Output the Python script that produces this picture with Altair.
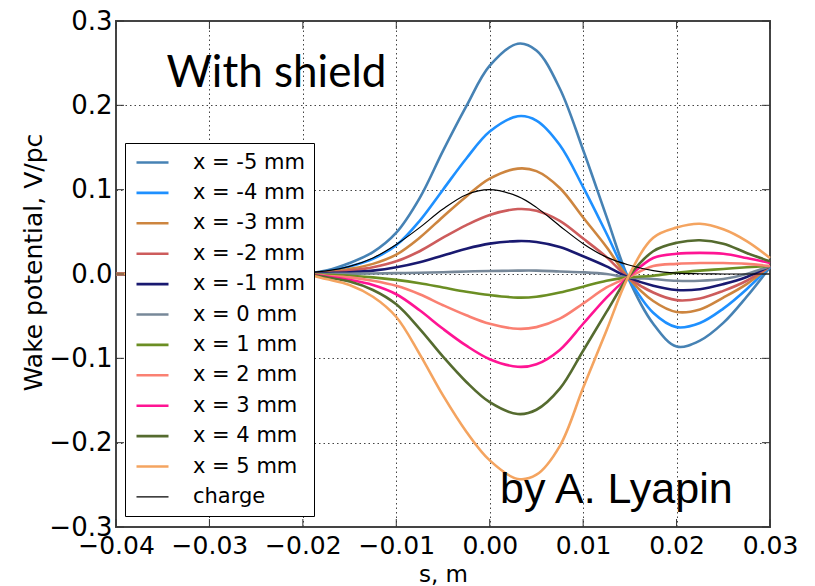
********************
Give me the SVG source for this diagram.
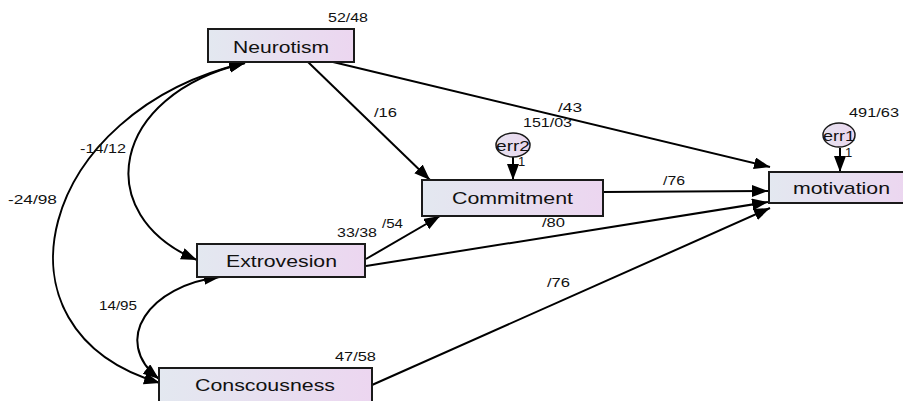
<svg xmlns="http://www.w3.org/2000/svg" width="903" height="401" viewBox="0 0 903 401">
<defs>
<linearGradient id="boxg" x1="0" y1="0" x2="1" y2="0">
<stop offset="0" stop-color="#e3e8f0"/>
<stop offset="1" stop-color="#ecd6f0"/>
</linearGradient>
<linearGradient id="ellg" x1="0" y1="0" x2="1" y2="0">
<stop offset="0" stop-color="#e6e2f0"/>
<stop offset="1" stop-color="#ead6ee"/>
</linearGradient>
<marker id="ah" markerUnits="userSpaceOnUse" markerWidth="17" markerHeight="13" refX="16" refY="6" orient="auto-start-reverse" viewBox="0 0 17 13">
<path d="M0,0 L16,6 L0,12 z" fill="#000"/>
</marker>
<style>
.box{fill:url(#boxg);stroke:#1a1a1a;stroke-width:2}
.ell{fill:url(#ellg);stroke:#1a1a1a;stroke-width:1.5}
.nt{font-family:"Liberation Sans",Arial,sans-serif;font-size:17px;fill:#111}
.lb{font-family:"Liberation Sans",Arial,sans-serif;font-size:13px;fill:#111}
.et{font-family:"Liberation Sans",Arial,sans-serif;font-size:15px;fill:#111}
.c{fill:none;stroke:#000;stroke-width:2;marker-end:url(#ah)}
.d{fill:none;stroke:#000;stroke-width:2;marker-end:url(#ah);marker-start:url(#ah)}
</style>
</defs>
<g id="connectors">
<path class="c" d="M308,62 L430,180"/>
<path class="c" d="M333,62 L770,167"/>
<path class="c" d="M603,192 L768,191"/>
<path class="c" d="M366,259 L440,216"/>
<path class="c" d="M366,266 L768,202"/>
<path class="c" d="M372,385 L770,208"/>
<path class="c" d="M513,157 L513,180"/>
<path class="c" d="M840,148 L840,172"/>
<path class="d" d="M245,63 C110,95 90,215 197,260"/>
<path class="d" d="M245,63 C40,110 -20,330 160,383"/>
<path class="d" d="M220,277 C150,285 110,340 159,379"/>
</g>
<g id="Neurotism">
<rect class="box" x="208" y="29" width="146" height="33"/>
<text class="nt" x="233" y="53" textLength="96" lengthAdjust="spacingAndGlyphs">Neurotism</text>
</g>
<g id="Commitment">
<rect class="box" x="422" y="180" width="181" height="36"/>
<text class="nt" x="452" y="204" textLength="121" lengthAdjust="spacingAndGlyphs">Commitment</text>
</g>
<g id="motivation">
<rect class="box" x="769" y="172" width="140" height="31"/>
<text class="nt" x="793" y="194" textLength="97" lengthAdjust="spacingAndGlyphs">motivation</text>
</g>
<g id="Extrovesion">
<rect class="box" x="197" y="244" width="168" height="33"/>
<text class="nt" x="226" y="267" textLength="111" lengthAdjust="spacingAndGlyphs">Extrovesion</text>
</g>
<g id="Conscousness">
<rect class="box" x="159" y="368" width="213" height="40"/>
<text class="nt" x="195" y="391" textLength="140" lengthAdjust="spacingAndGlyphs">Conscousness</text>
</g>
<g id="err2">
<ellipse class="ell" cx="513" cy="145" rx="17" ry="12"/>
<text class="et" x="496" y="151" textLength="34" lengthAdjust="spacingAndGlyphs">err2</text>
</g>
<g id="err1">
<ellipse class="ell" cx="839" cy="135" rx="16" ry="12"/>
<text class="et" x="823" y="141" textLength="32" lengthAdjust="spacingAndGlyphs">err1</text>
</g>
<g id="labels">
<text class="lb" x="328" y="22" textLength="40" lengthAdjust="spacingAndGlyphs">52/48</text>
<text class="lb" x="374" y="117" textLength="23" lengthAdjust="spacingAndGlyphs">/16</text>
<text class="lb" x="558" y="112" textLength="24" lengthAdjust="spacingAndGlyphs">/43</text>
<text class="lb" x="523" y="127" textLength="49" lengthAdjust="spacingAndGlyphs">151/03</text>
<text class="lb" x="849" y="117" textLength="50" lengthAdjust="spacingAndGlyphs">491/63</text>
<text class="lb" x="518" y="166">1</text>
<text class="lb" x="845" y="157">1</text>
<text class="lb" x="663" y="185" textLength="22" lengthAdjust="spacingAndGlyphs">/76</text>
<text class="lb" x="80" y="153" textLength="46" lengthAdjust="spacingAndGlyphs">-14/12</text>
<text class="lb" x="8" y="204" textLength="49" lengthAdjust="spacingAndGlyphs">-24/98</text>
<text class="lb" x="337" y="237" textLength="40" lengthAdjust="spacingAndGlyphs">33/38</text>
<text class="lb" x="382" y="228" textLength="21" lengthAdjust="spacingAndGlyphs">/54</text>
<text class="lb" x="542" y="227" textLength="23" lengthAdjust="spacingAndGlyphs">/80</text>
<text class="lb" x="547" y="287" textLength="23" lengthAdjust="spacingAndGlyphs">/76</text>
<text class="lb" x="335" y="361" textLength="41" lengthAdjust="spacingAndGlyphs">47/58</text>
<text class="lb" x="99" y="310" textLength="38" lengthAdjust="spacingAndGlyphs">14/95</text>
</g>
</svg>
********************
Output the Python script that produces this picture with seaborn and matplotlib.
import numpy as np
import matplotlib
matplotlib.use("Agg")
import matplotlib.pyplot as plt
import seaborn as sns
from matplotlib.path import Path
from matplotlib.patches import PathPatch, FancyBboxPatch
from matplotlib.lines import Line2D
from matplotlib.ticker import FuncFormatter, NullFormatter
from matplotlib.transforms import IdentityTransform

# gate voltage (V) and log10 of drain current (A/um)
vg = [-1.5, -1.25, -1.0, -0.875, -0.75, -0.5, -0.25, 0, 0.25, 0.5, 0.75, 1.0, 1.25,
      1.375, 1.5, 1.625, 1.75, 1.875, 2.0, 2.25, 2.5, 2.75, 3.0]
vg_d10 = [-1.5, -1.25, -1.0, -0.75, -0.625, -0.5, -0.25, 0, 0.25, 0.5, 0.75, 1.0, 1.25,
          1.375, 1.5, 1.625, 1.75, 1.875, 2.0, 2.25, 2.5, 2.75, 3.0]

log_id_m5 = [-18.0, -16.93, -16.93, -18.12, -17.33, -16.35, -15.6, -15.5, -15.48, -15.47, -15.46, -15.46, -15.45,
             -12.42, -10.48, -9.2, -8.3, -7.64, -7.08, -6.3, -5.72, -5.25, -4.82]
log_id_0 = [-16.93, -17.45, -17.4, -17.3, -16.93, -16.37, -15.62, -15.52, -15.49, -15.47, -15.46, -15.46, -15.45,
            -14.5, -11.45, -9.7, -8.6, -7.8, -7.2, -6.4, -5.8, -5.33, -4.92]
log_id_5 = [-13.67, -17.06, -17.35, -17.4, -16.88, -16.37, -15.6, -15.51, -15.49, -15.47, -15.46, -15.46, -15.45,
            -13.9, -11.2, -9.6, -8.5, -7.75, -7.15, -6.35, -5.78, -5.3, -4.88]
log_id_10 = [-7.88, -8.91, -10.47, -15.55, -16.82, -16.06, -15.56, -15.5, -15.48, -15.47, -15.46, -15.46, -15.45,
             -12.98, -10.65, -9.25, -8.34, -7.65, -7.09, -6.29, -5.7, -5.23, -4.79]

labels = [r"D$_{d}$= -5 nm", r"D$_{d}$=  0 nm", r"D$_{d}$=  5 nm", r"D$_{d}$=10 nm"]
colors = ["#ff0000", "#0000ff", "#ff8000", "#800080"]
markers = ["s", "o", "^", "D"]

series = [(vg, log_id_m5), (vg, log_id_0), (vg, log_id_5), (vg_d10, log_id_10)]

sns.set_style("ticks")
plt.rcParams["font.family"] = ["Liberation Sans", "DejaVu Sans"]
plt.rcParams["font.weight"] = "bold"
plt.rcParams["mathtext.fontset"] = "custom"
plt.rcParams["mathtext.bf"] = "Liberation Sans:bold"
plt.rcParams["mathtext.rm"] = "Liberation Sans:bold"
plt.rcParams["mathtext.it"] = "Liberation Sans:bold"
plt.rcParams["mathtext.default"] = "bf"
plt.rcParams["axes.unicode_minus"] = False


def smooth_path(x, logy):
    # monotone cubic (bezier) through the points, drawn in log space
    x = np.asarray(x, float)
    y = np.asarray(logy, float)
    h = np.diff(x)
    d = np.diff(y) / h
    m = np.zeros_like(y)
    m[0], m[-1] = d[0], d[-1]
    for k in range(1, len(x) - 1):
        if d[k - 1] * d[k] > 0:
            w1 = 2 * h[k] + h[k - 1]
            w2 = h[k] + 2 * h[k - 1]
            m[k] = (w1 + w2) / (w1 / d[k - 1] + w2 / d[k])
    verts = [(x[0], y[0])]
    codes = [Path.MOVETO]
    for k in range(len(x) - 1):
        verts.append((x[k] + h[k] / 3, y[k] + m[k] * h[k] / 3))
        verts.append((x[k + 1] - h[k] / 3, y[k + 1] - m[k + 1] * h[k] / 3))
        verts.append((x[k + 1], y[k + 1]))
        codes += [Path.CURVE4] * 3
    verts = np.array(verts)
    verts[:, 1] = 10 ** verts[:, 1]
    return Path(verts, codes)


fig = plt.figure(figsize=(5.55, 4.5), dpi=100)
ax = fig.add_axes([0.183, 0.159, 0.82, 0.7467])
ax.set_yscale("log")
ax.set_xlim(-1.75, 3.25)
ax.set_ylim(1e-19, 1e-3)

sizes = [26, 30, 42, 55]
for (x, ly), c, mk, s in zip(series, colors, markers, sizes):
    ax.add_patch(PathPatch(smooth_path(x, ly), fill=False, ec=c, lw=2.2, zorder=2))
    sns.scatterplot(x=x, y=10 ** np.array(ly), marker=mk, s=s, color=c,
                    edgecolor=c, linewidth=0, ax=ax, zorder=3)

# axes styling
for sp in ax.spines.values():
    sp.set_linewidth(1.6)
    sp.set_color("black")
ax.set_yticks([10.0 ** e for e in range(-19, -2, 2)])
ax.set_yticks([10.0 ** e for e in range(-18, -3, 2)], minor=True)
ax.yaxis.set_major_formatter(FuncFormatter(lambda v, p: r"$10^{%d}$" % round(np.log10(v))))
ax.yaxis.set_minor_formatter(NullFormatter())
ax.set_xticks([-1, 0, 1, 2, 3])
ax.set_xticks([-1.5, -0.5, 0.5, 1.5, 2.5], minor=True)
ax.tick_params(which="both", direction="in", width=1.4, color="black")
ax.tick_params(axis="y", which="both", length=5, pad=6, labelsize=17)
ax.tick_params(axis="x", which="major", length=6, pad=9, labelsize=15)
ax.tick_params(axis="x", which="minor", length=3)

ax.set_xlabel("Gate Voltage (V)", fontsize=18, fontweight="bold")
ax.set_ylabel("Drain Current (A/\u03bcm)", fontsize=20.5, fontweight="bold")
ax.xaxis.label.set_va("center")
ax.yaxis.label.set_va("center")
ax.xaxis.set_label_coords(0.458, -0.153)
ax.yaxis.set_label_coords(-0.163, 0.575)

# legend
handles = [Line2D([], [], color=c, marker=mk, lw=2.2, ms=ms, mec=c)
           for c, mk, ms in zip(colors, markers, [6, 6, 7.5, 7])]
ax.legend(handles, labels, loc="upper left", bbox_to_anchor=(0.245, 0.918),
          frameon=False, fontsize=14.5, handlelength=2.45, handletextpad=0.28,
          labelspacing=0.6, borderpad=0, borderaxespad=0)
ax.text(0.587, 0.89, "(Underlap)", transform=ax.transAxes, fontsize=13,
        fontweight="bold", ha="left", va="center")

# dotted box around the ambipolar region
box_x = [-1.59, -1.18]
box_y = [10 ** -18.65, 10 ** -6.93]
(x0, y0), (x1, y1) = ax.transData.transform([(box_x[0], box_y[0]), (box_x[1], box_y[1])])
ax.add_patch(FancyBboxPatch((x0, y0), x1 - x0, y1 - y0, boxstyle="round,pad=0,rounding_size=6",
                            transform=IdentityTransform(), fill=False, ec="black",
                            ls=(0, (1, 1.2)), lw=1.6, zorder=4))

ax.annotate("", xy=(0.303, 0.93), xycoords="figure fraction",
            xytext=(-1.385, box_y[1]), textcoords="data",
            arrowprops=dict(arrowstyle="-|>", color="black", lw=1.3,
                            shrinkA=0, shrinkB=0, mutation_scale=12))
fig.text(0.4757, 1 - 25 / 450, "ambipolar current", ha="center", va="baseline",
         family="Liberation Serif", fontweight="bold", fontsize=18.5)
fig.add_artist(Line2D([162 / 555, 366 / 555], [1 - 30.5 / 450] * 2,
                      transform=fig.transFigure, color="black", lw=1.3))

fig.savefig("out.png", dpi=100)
********************
[Work required] List the lines of the material in which the word "this" occurs.

[The result]
Output the Python script that produces this picture with Altair.
Give me the SVG source for this diagram.
Output the Python script that produces this picture with seaborn and matplotlib.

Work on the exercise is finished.